I didn't fall in love with Jake because he was smart. I'm pretty smart myself. I know that smart doesn't mean nice, or even mean that you have a lot of common sense. Look at all the trouble smart people get themselves into.
I didn't fall in love with Jake because he could make maki rolls and had a black belt in fencing, or whatever it is that you get if you're good in fencing. I didn't fall in love with Jake because he plays guitar. He's a better soccer player than he is a guitar player.
Those were the reasons why I went out on a date with Jake. That, and because he asked me. He asked if I wanted to go see a movie, and I asked if I could bring my grandmother and Natalie and Natasha. He said sure and so all five of us sat and watched Bring It On, and every once in a while Zofia dropped a couple of Milk Duds or some popcorn into her purse. I don't know if she was feeding the dog, or if she'd opened the purse the right way, and was throwing food at her husband.

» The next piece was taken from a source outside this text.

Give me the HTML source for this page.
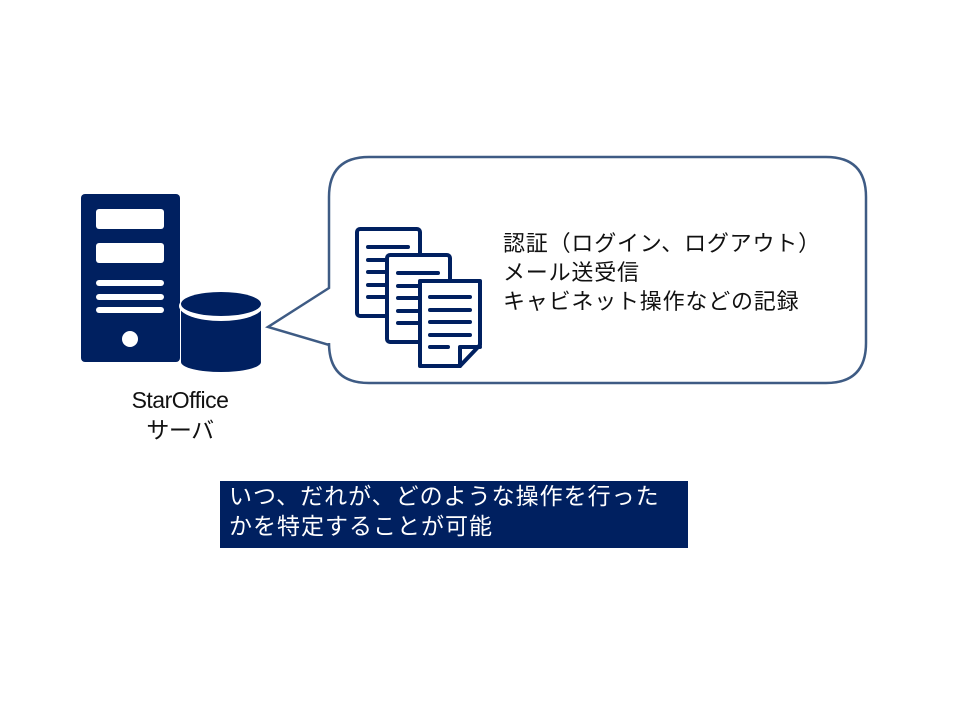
<!DOCTYPE html>
<html><head><meta charset="utf-8"><style>
html,body{margin:0;padding:0;background:#fff;}
body{width:960px;height:720px;overflow:hidden;position:relative;font-family:"Liberation Sans","Noto Sans CJK JP",sans-serif;}
.t{position:absolute;white-space:nowrap;color:#111;}
</style></head><body>
<svg width="960" height="720" style="position:absolute;left:0;top:0">
<rect x="81" y="194" width="99" height="168" rx="4" fill="#002060"/>
<rect x="96" y="209" width="68" height="20" rx="3" fill="#fff"/>
<rect x="96" y="243" width="68" height="20" rx="3" fill="#fff"/>
<rect x="96" y="280" width="68" height="6" rx="3" fill="#fff"/>
<rect x="96" y="294" width="68" height="6" rx="3" fill="#fff"/>
<rect x="96" y="307" width="68" height="6" rx="3" fill="#fff"/>
<circle cx="130" cy="339" r="8" fill="#fff"/>
<path d="M181 306 L181 362 A40 10 0 0 0 261 362 L261 306 Z" fill="#002060"/>
<ellipse cx="221" cy="306" rx="42" ry="15" fill="#fff"/>
<ellipse cx="221" cy="304" rx="40" ry="12" fill="#002060"/>
<path d="M369 157 L826 157 Q866 157 866 197 L866 343 Q866 383 826 383 L369 383 Q329 383 329 343 L329 345 L268 327 L329 288 L329 197 Q329 157 369 157 Z" fill="#fff" stroke="#3e5b84" stroke-width="2.5"/>
<g stroke="#002060" stroke-width="4" stroke-linecap="round" stroke-linejoin="round">
<rect x="357" y="229" width="63" height="87" rx="3" fill="#fff"/>
<line x1="368" y1="247" x2="408" y2="247"/><line x1="368" y1="260" x2="390" y2="260"/><line x1="368" y1="272" x2="390" y2="272"/><line x1="368" y1="285" x2="390" y2="285"/><line x1="368" y1="297" x2="390" y2="297"/>
<rect x="387" y="255" width="63" height="87" rx="3" fill="#fff"/>
<line x1="398" y1="273" x2="438" y2="273"/><line x1="398" y1="286" x2="420" y2="286"/><line x1="398" y1="298" x2="420" y2="298"/><line x1="398" y1="311" x2="420" y2="311"/><line x1="398" y1="323" x2="420" y2="323"/>
<path d="M420 281 L480 281 L480 345 L460 366 L420 366 Z" fill="#fff"/>
<path d="M460 366 L460 347 L480 347" fill="none"/>
<line x1="430" y1="297" x2="470" y2="297"/><line x1="430" y1="310" x2="470" y2="310"/><line x1="430" y1="322" x2="470" y2="322"/><line x1="430" y1="335" x2="470" y2="335"/><line x1="430" y1="347" x2="448" y2="347"/>
</g>
<rect x="220" y="481" width="468" height="67" fill="#002060"/>
</svg>
<div class="t" style="left:503px;top:229px;font-size:22px;line-height:29px;letter-spacing:0.8px;">認証（ログイン、ログアウト）<br>メール送受信<br>キャビネット操作などの記録</div>
<div class="t" style="left:115px;top:385px;font-size:23px;line-height:30px;text-align:center;width:130px;letter-spacing:-0.5px;">StarOffice<br>サーバ</div>
<div class="t" style="left:229px;top:481px;font-size:23px;line-height:30px;letter-spacing:1px;color:#fff;">いつ、だれが、どのような操作を行った<br>かを特定することが可能</div>
</body></html>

I fell in love with Jake because he told stupid knock-knock jokes to Natalie, and told Natasha that he liked her jeans. I fell in love with Jake when he took me and Zofia home. He walked her up to her front door and then he walked me up to mine. I fell in love with Jake when he didn't try to kiss me. The thing is, I was nervous about the whole kissing thing. Most guys think that they're better at it than they really are. Not that I think I'm a real genius at kissing, either, but I don't think kissing should be a competitive sport. It isn't tennis.
Natalie and Natasha and I used to practice kissing with each other. Not that we like each other that way, but just for practice. We got pretty good at it. We could see why kissing was supposed to be fun.
But Jake didn't try to kiss me. Instead he just gave me this really big hug. He put his face in my hair and he sighed. We stood there like that, and then finally I said, "What are you doing?"
"I just wanted to smell your hair," he said.
"Oh," I said. That made me feel weird, but in a good way. I put my nose up to his hair, which is brown and curly, and I smelled it. We stood there and smelled each other's hair, and I felt so good. I felt so happy.
Jake said into my hair, "Do you know that actor John Cusack?"